I walk all night, working up the nerve to ask. I never ask, but I believe there is still time.
This dream went very deep into my bloodstream. Ever since I heard those whispered instructions from the bird‐girl, I’ve wondered about them.
Where do I say yes to the possibility of some mysterious gift?
How do I ask not for trinkets, or what’s laid out for me, but for something so amazing and alive and challenging that it will blow my life open? Something I can’t see from here, something far away.
You could say that this story played out in 1995 when I asked my second husband to marry me (after living together for four years) so we could adopt a girl from China. The two brilliant little girls that became our daughters—now in college—are surely horses in the spirit of the dream. It was hard to ask for them; I was afraid to ask. We had to travel a long way to get them, and they did indeed blow my life and heart wide open.
Though it did play out in that miraculous way on other levels of my life, I’m still in the middle of the Ask for Horses adventure. Those questions are as alive in me as they ever were.
The cow taught me faithfulness. The horses keep teaching me courage. Ducks, on the other hand, are on a mission for joy.
They didn’t come from a dream. They came from a book about the Nonviolent Communication program. Marshall Rosenberg, who developed NVC, suggested we have these unspoken words behind any request we make:
“Please do as I requested only if you can do so with the joy of a little child feeding a hungry duck.” (Not out of fear of punishment, or a need to please. Not from guilt, shame, duty or obligation, or desire for reward.)

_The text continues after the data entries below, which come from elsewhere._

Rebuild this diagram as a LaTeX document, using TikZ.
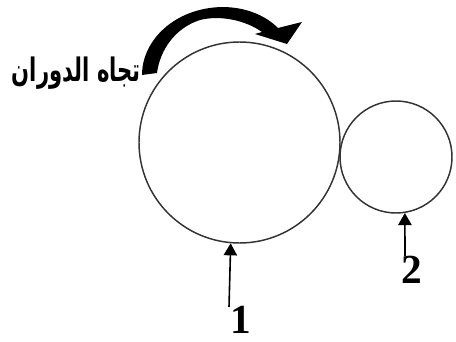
\documentclass[tikz,border=0pt]{standalone}
\usepackage{fontspec}
\usepackage{tikz}
\usetikzlibrary{arrows.meta,positioning}
\TeXXeTstate=1
\newfontfamily\arabicfont[Script=Arabic]{DejaVu Sans}
\newfontfamily\numfont{Liberation Serif}

\begin{document}
\begin{tikzpicture}[x=0.75pt, y=-0.75pt,
    wheel/.style={draw=black!80, circle, line width=1.1pt, inner sep=0pt},
    numlabel/.style={font=\numfont\bfseries\fontsize{31}{33}\selectfont, inner sep=0pt},
    pointer/.style={-{Triangle[width=10pt,length=9pt]}, line width=1.2pt}]
    \useasboundingbox (0,0) rectangle (456,342);

    \node[wheel, minimum size=150.75pt] (big) at (239.5,142.5) {};
    \node[wheel, minimum size=84pt] (small) at (396,157) {};

    \node[numlabel] (lab1) at (241,320) {1};
    \node[numlabel] (lab2) at (412,270) {2};
    \coordinate (t1) at (229,307);
    \coordinate (t2) at (405,256);

    \draw[pointer] (t1) -- (big.265);
    \draw[pointer] (t2) -- (small.279);

    % direction of rotation
    \node[anchor=base east, inner sep=0pt, font=\arabicfont\bfseries\fontsize{18}{20}\selectfont] (dir) at (141,82) {\scalebox{0.88}[1.35]{\beginR تجاه الدوران\endR}};
    \fill (142,75) .. controls (142,40) and (175,8) .. (222,7)
        .. controls (245,7) and (265,15) .. (278,28)
        -- (302,22) -- (287,44) -- (255,34) -- (262,32)
        .. controls (245,20) and (220,15) .. (200,20)
        .. controls (175,28) and (160,50) .. (157,73) -- cycle;
\end{tikzpicture}
\end{document}
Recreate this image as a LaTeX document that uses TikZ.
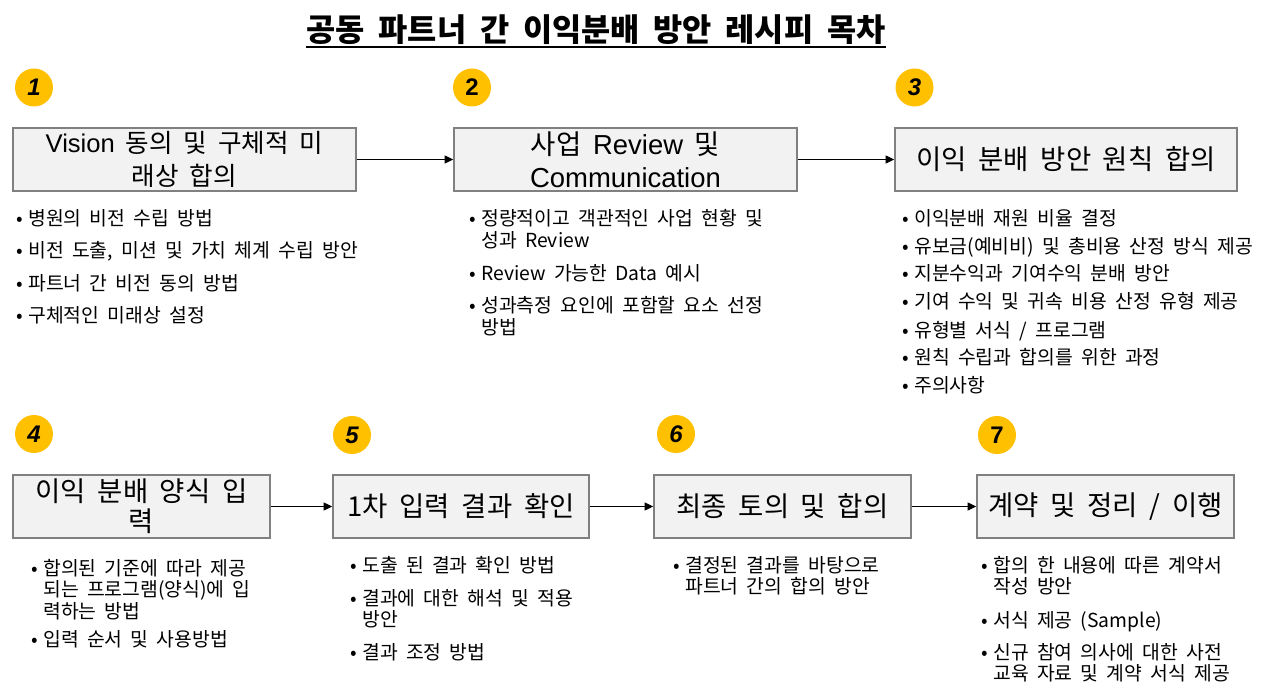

Judith and Ike Lasater, who wrote a book called What We Say Matters about how Nonviolent Communication works in their family, expanded this idea into a duck index. It’s a scale of one to ten. Ten is the full‐on joy of feeding hungry ducks, and one is no ducks at all. When wondering whether to do something, like go to a party or take on a job, Ike and Judith check in with themselves to see how high it is on the duck index. The prospect has to have at least five ducks for them to go ahead.
I love this concept. I am a pest with it. Whenever I hear someone trying to make a decision, I leap in with the duck index. I even have my own version, which is, “I know what a yes feels like, and everything else is a no.”
I do know what a yes feels like. It happens in my chest, like warmth; or in my belly, like a gong going off; or on my skin, like goosebumps. I know what a no feels like, too: a sinking feeling in my stomach; a flooded, confused feeling in my head. But I haven’t been good on the maybes. I can easily confuse a desire to please with a yes if I’m not paying attention. Just a couple of years ago, someone I admired, a hard‐working volunteer, asked me to take over the chairmanship of a committee. I said yes because I wanted his approval, wanted to belong, and wanted to be a giver instead of a taker. I didn’t check to see if there were ducks in it. If I’d checked, there would have been three ducks: not enough. And it turned out to be full of stressful inter‐committee politics. I could have saved myself a pile of grief had I paid better attention to my body’s clues before I took the job.
If I really lived my days following ducks, I’d have a lot of fun, like being in a parade. But the problem is that it’s been hard for me to accept that if it’s not a clear yes, everything else is a no. In a way, my maxim is stricter than the Lasaters’ duck index—at least they have room for gradations. Mine is stricter because I’m sorely inclined to do things in the “maybe” territory.
I offer these lovely teachings to anyone who will listen:
- Cow: Be faithful to a daily practice of silence and presence and listening. Accept that what you do, or don’t do, matters to the whole.
- Horses: Ask big. Ask bravely. Don’t settle.
- Ducks: Do only what makes your heart sing.
Those teachings came to me and stuck to me, not because I was so wise, but because I was a mess. I was almost frantic since I was about 13. I lived in more than 40 places by the time I was 40, and several more since then. All that moving made it hard to live a life that had any discipline to it. I do now have a daily habit of meditation, but it took me about 24 years after having the cow dream to calm down enough to make it happen.
I’m also naturally inclined to settle for what’s on the table (the peddler’s carpet), not to ask big. My two marriages come to mind: I expertly squeezed myself—well past the point of hurting—into relationships where I did not quite fit. I got smaller and lonelier, and, in the case of my second husband, scared. And truly, most of my life has been lived by anything but ducks. I’ve acted a million times from fear or a sense of obligation. And I will again.
The two dreams had to be dramatic to get my attention. Ducks had to come parading into my mind like a set of bells. I’m so grateful to my animal guides—not wild creatures like a bear or wolf or eagle, but beautiful everyday animals—for recognizing my need, and sticking with me all these years.
Maybe the reason that the story of God as a cow was so present at meeting on that Sunday was because it was time to write about it. Or maybe it was because I need that story right now. Four people in the meeting had died in the span of a month. One died by jumping off a building. She too was a mother of an adopted Chinese girl; I helped support her through the Chinese adoption maze. Our daughters knew each other when they were little. And the previous Saturday, my boyfriend and I broke up after eight rich years. There’s blood and heartbreak in the water right now, and I have need of the milk of that cow. It helps to be reminded not only of my obligation to show up, but of the generosity of whatever is on the other side of this arrangement—the big invisible flank I’m leaning my head on, the warm, frothy, life‐giving food.